Very interesting, your observation in China. Foot-and-car-traffic in Quito evoked the same intuition for me, though I never formulated it quite like that. It just felt like I was watching some carefully orchestrated dance at times. You should elaborate that, good stuff there!

 

nice job Eliott

Leon, I think the foot traffic example is a good instance of these types of forces acting between humans. I don't mean to be sarcastic, but another example is that one guy who you see walking down shakedown with his eyes completely shut but moving among the crowd as if he were being guided by some invisible, confident leader. Whats more is that he is obviously dosed, which would logically enhance these abilities. Also, I don't think turning the internet OFF would do the trick, but rather turn it up, keep it on, and keep it unrestricted and unlimited. Unless I misinterpreted Arguelles, we should use our technology to foster the creation of the organic noosphere, so it is firmly cemented once the technosphere crumbles away. My reasoning for this is the observation that such psychic events occur more frequently and strongly after a physical and verbal relationship has been well established. For example, after living with someone or even just being close for a while you start to finish each others sentences and "read" each others minds. I think these psychic phenomena are possible because the time was spent to tune into each other and become accustomed to their thought patterns and personality. Much in the same way, I think the internet is the same type of conditioning but on a global level. I would very much like to hear thoughts on this

TELEPATHY IS REAL AND THE TRUE MEDIUM IS LOVE

my magical thinking doesn't NEED proof, that's the whole point.

Noosphereic connection

      Thank you for helping me to make my point. Close relationships do tend to create a subconscious linkage, and when those relationships end there is a period of withdrawal during which the most connected person must suffer the trauma of disconnection.

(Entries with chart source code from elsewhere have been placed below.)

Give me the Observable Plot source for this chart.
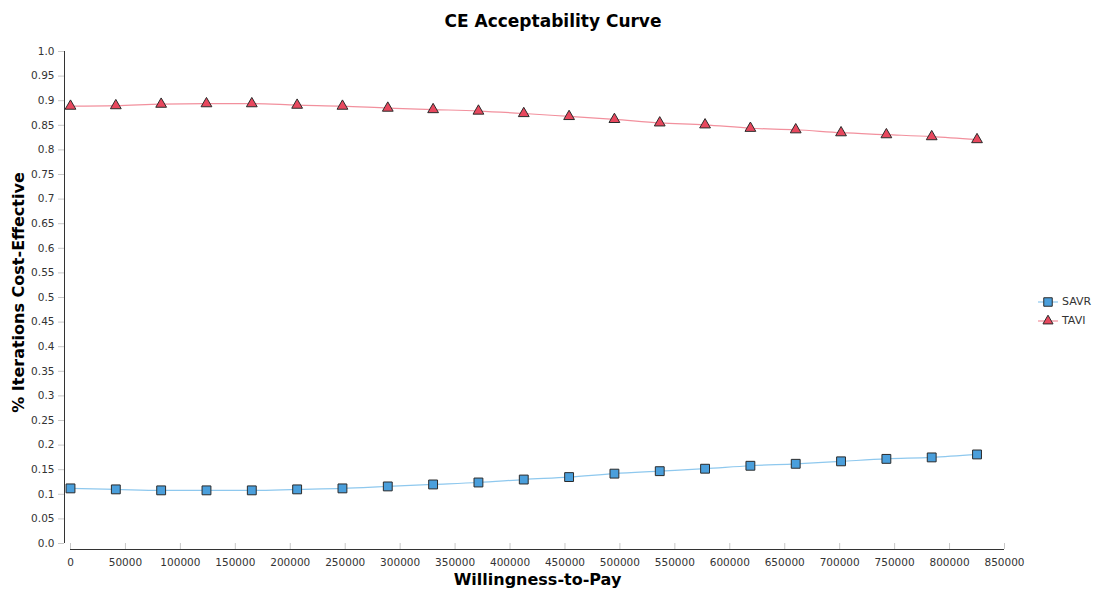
<!DOCTYPE html>
<html>
<head>
<meta charset="utf-8">
<script src="https://cdn.jsdelivr.net/npm/d3@7"></script>
<script src="https://cdn.jsdelivr.net/npm/@observablehq/plot@0.6"></script>
<style>
  body { margin: 0; background: #fff; font-family: "DejaVu Sans", Verdana, sans-serif; }
  #wrap { position: relative; width: 1093px; height: 589px; }
  #title { box-sizing: border-box; height: 38px; padding-top: 9px; padding-left: 13px; line-height: 24px;
           text-align: center; font-size: 17px; font-weight: bold; color: #000; }
  #legend { position: absolute; left: 1038px; top: 292px; font-size: 11px; color: #333; }
  .item { display: flex; align-items: center; height: 19px; }
  .item svg { margin-right: 4px; }
</style>
</head>
<body>
<div id="wrap">
  <div id="title">CE Acceptability Curve</div>
  <div id="chart"></div>
  <div id="legend"></div>
</div>
<script>
// willingness-to-pay steps and share of iterations cost-effective
const wtp = [0, 41250, 82500, 123750, 165000, 206250, 247500, 288750, 330000, 371250, 412500,
  453750, 495000, 536250, 577500, 618750, 660000, 701250, 742500, 783750, 825000]
const savr = [0.112, 0.110, 0.108, 0.108, 0.108, 0.110, 0.112, 0.116, 0.120, 0.124, 0.130,
  0.135, 0.142, 0.147, 0.152, 0.158, 0.162, 0.167, 0.172, 0.175, 0.181]
const tavi = [0.889, 0.890, 0.893, 0.894, 0.894, 0.891, 0.889, 0.885, 0.882, 0.879, 0.874,
  0.868, 0.862, 0.855, 0.851, 0.844, 0.841, 0.835, 0.831, 0.827, 0.821]
const seriesNames = ["SAVR", "TAVI"]
const yTicks = [0, 0.05, 0.1, 0.15, 0.2, 0.25, 0.3, 0.35, 0.4, 0.45, 0.5,
  0.55, 0.6, 0.65, 0.7, 0.75, 0.8, 0.85, 0.9, 0.95, 1.0]
const xTicks = [0, 50000, 100000, 150000, 200000, 250000, 300000, 350000, 400000,
  450000, 500000, 550000, 600000, 650000, 700000, 750000, 800000, 850000]
const xLabel = ["Willingness-to-Pay"]
const yLabel = ["% Iterations Cost-Effective"]

// estilos de cada serie
const lineColors = ["#8ec8ee", "#f2909d"]
const fillColors = ["#4a9fdc", "#e8485e"]
const symbols = ["square", "triangle"]
const radii = [5, 4]

const data = wtp.flatMap((w, i) => [
  {wtp: w, series: "SAVR", value: savr[i]},
  {wtp: w, series: "TAVI", value: tavi[i]}
])

const seriesMarks = seriesNames.flatMap((s, k) => {
  const rows = data.filter(d => d.series === s)
  return [
    Plot.line(rows, {x: "wtp", y: "value", stroke: lineColors[k], strokeWidth: 1.2, curve: "monotone-x"}),
    Plot.dot(rows, {x: "wtp", y: "value", symbol: symbols[k], r: radii[k],
      fill: fillColors[k], stroke: "#2b2b2b", strokeWidth: 1})
  ]
})

const yFormat = d => (d === 0 ? "0.0" : d === 1 ? "1.0" : String(d))

let chart = Plot.plot({
  width: 1093,
  height: 551,
  marginTop: 13,
  marginBottom: 46,
  marginLeft: 70,
  marginRight: 89,
  x: {domain: [0, 850000]},
  y: {domain: [0, 1]},
  style: {fontFamily: '"DejaVu Sans", Verdana, sans-serif', fontSize: "10.5px", color: "#333", background: "#fff"},
  marks: [
    Plot.axisY({ticks: yTicks, tickFormat: yFormat, dx: -6, tickSize: 6, tickPadding: 4,
      stroke: "#c8c8c8", fill: "#333", label: null}),
    Plot.axisX({ticks: xTicks, tickFormat: d3.format("d"), tickSize: 6, tickPadding: 9,
      stroke: "#c8c8c8", fill: "#333", label: null}),
    Plot.ruleX([0], {dx: -6, stroke: "#333"}),
    Plot.ruleY([0], {dy: 6, stroke: "#333"}),
    ...seriesMarks,
    Plot.text(yLabel, {text: d => d, frameAnchor: "left", textAnchor: "middle", lineAnchor: "middle",
      rotate: -90, dx: -52, dy: -5, fontWeight: "bold", fontSize: 16, fill: "#000"}),
    Plot.text(xLabel, {text: d => d, frameAnchor: "bottom", lineAnchor: "bottom", dy: 41,
      fontWeight: "bold", fontSize: 16, fill: "#000"})
  ]
})

d3.select('#chart').append(() => chart)

// leyenda a la derecha
const legend = d3.select('#legend')
seriesNames.forEach((s, k) => {
  const item = legend.append('div').attr('class', 'item')
  const svg = item.append('svg').attr('width', 20).attr('height', 12)
  svg.append('line').attr('x1', 0).attr('x2', 20).attr('y1', 6).attr('y2', 6)
    .attr('stroke', lineColors[k]).attr('stroke-width', 1.2)
  svg.append('path')
    .attr('d', d3.symbol(k === 0 ? d3.symbolSquare : d3.symbolTriangle, k === 0 ? 72 : 44)())
    .attr('transform', 'translate(10,6)')
    .attr('fill', fillColors[k]).attr('stroke', '#2b2b2b')
  item.append('span').text(s)
})
</script>
</body>
</html>
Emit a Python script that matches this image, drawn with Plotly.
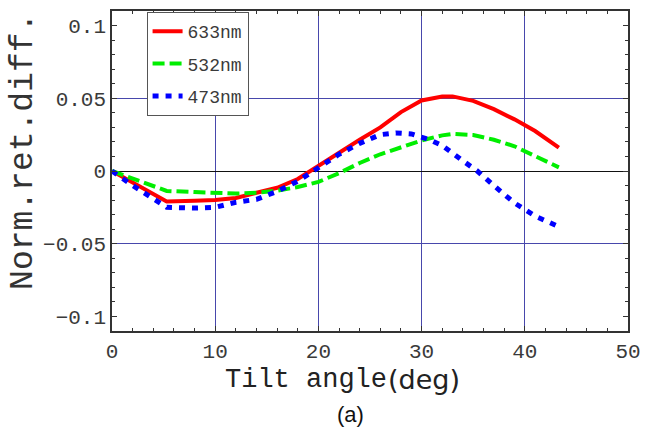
import plotly.graph_objects as go

# ---- data ----
x_633 = [0, 5.3, 8, 10, 12, 14, 16, 18, 20, 22, 24, 26, 28, 30, 32, 33, 35, 37, 39, 41, 43.3]
y_633 = [0, -0.021, -0.0205, -0.020, -0.0185, -0.0152, -0.0115, -0.0055, 0.0035, 0.0132,
         0.0215, 0.0300, 0.0405, 0.0485, 0.0512, 0.0513, 0.0482, 0.0425, 0.0355, 0.0275, 0.016]

x_532 = [0, 5.3, 8, 10, 12, 14, 16, 18, 20, 22, 24, 26, 28, 30, 32, 33, 35, 37, 39, 41, 43.3]
y_532 = [0, -0.0137, -0.0145, -0.015, -0.0155, -0.015, -0.0135, -0.011, -0.0075, -0.0015,
         0.0055, 0.0115, 0.0165, 0.021, 0.0245, 0.0255, 0.0248, 0.0215, 0.017, 0.0105, 0.0025]

x_473 = [0, 2, 5.3, 8, 10, 12, 14, 16, 18, 20, 22, 24, 26, 27.5, 29, 30.7, 32, 34, 35.4,
         37, 39, 41, 43.2]
y_473 = [0, -0.010, -0.025, -0.0255, -0.025, -0.0215, -0.0195, -0.014, -0.007, 0.0025,
         0.0115, 0.019, 0.025, 0.0262, 0.0255, 0.0217, 0.0175, 0.007, 0.0,
         -0.010, -0.022, -0.031, -0.038]

series_names = ["633nm", "532nm", "473nm"]
x_ticks = [0, 10, 20, 30, 40, 50]
y_ticks = [-0.1, -0.05, 0, 0.05, 0.1]
y_ticktext = ["\u22120.1", "\u22120.05", "0", "0.05", "0.1"]
y_grid = [-0.05, 0.05]
x_title_main = "Tilt angle"
x_title_unit = "(deg&#41;"

MONO = "Liberation Mono"
SANS = "Liberation Sans"
GRID = "#4848ac"
FRAME = "#333333"
TXT = "#3a3a3a"

fig = go.Figure()
fig.add_trace(go.Scatter(x=x_633, y=y_633, mode="lines", name=series_names[0],
                         legendgroup="a", line=dict(color="#ff0000", width=4)))
fig.add_trace(go.Scatter(x=x_532, y=y_532, mode="lines", name=series_names[1],
                         legendgroup="b", line=dict(color="#00ee00", width=4, dash="12px,5px")))
fig.add_trace(go.Scatter(x=x_473, y=y_473, mode="lines", name=series_names[2],
                         legendgroup="c", line=dict(color="#0000ff", width=5, dash="6px,7px")))
# empty helper trace so the grid-only overlay axis is drawn
fig.add_trace(go.Scatter(x=[], y=[], yaxis="y2", showlegend=False, hoverinfo="skip"))

fig.update_layout(
    width=650, height=433,
    margin=dict(l=112, r=18, t=9, b=102),
    paper_bgcolor="white", plot_bgcolor="white",
    showlegend=True,
    legend=dict(x=0.067, y=0.997, xanchor="left", yanchor="top",
                bgcolor="white", bordercolor="#555555", borderwidth=1,
                font=dict(family=MONO, size=18, color=TXT),
                traceorder="grouped", tracegroupgap=6),
    xaxis=dict(range=[0, 50], tickvals=x_ticks, ticks="inside", ticklen=5,
               tickcolor=FRAME, showline=True, linecolor=FRAME, linewidth=1.5,
               mirror="ticks", showgrid=True, gridcolor=GRID, gridwidth=1,
               zeroline=False,
               minor=dict(dtick=2, ticks="inside", ticklen=3, tickcolor=FRAME, showgrid=False),
               tickfont=dict(family=MONO, size=21, color=TXT)),
    yaxis=dict(range=[-0.11, 0.11], tickvals=y_ticks, ticktext=y_ticktext,
               ticks="inside", ticklen=5, tickcolor=FRAME,
               showline=True, linecolor=FRAME, linewidth=1.5, mirror="ticks",
               showgrid=False, zeroline=True, zerolinecolor="#111111", zerolinewidth=1,
               minor=dict(dtick=0.01, tick0=0, ticks="inside", ticklen=3, tickcolor=FRAME, showgrid=False),
               tickfont=dict(family=MONO, size=21, color=TXT)),
    yaxis2=dict(range=[-0.11, 0.11], overlaying="y", anchor="x", side="left", tickvals=y_grid,
                showticklabels=False, ticks="", showgrid=True, gridcolor=GRID,
                gridwidth=1, zeroline=False, showline=False),
    annotations=[
        dict(text=x_title_main,
             xref="paper", yref="paper", x=0.536, y=-0.152, xanchor="right", yanchor="middle",
             showarrow=False, font=dict(family=MONO, size=27, color="#222222")),
        dict(text=x_title_unit,
             xref="paper", yref="paper", x=0.531, y=-0.152, xanchor="left", yanchor="middle",
             showarrow=False, font=dict(family="DejaVu Sans", size=27, color="#222222")),
        dict(text="Norm.ret.diff.", textangle=-90,
             xref="paper", yref="paper", x=-0.173, y=0.562, xanchor="center", yanchor="middle",
             showarrow=False, font=dict(family=MONO, size=33, color="#333333")),
        dict(text="(a)", xref="paper", yref="paper", x=0.4615, y=-0.261,
             xanchor="center", yanchor="middle", showarrow=False,
             font=dict(family=SANS, size=22, color="#111111")),
    ],
)

fig.write_html("out.html")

      I would like to see the internet become that powerful because I foresee a cataclysmic event on the horizon the result of which will shut down the internet and isolate surviving remnants of the human race. Hopefully the connection will have become so powerful by then, and the withdrawal as a result of its disappearance so strong that the individual psyche will simply not be able to deal with it and will, in desperation, establish a noosphearic connection to the collective human psyche using the increasingly well known pathways of what is still considered the paranormal. Within this realm there are many sub pathways; some of us more practiced in one or two, but all of which will be quite useful.

Proof

Very worthwhile news item, showing that there's an increase in coverage of psi in mainstream publications. However is the headline "Psychic Powers Proved Real" intentionally National Enquirer-sounding? Proof is a dangerous word to begin with, and the phrase also implies that mainstream acknowledgement makes something legitimate. This stuff has been studied with positive results for over a century.

good find. the key word is -

good find. the key word is - "repeatability"

i would also like to believe

i would also like to believe in mental powers, and i'd admit that this research is more compelling then some of the other stuff i've read about in parapsychology - such as tje random number generator stuff which seems kind of kooky to me. (i think you need a leap of faith to assume that effects on random number generation are evidence of psychic phenomena) The suggestion of this study, something like consciousness may be able to get information from the future and not just the past, is exciting, and we could speculate about a model of consciousness that could be understood some day where this would make sense. more research is needed! (that's what i'm always saying)

i mean, we can't just believe things because we want to believe them, right? :P 

nice find

great read, and for someone who "wants to believe" you are sure good at finding refutations! :P

 super interesting take on this research here, the upshot being that even flawed research can be useful for calling into question larger issues of methodology in a respective field.